I still want the banks to take all their money, do what they have to do and leave me in peace, he said.
The appeal will now move on to a full hearing this week, listed for three days until Thursday, with a verdict likely soon after or at a later date.
The High Court judges had accepted Judge Arbuthnot's conclusions on all other aspects of the extradition case as they dismissed the other grounds on which permission to appeal was sought, including so-called extraneous circumstances of Mallya being pursued by the Indian authorities for political reasons of a clash between the ruling BJP and the Opposition Congress party.

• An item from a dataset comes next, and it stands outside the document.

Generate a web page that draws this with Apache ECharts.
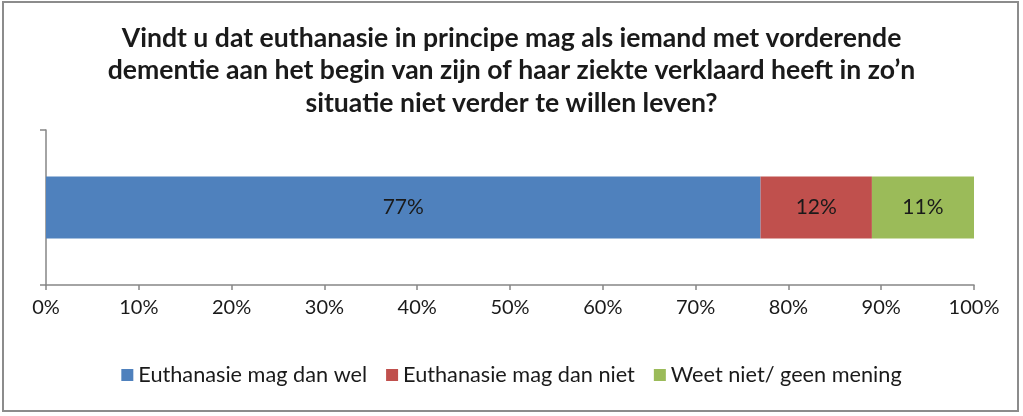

Some of the other grounds invoked claimed Mallya would not receive a fair trial in India, which was also dismissed as the judges upheld Arbuthnot's ruling on the matter that the wide media interest in the Mallya case would ensure justice.
His legal team also sought to challenge the Indian government's assurances that Mallya would be held in safe prison conditions at Barrack 12 in Arthur Road Jail in Mumbai, which was dismissed by the High Court.
At the end of a year-long extradition trial at Westminster Magistrates' Court in London in December 2018, Judge Arbuthnot had found clear evidence of dispersal and misapplication of the loan funds and accepted a prima facie case of fraud and a conspiracy to launder money against Mallya, as presented by the CPS on behalf of the Indian government.
Mallya remains on bail involving a bail bond worth 650,000 pounds and other restrictions on his travel while he contests that ruling.
The High Court appeal will mark one of the final stages of the appeals process against his extradition to India, as in the case of wanted bookie in a match-fixing scandal Sanjeev Chawla who lost his UK High Court challenge on human rights grounds and took the matter up to the European Court of Human Rights (ECHR) based in Strasbourg, France.
Chawla's application was rejected by the ECHR last week, with his extradition to India expected later this week once all the paperwork in the case is concluded.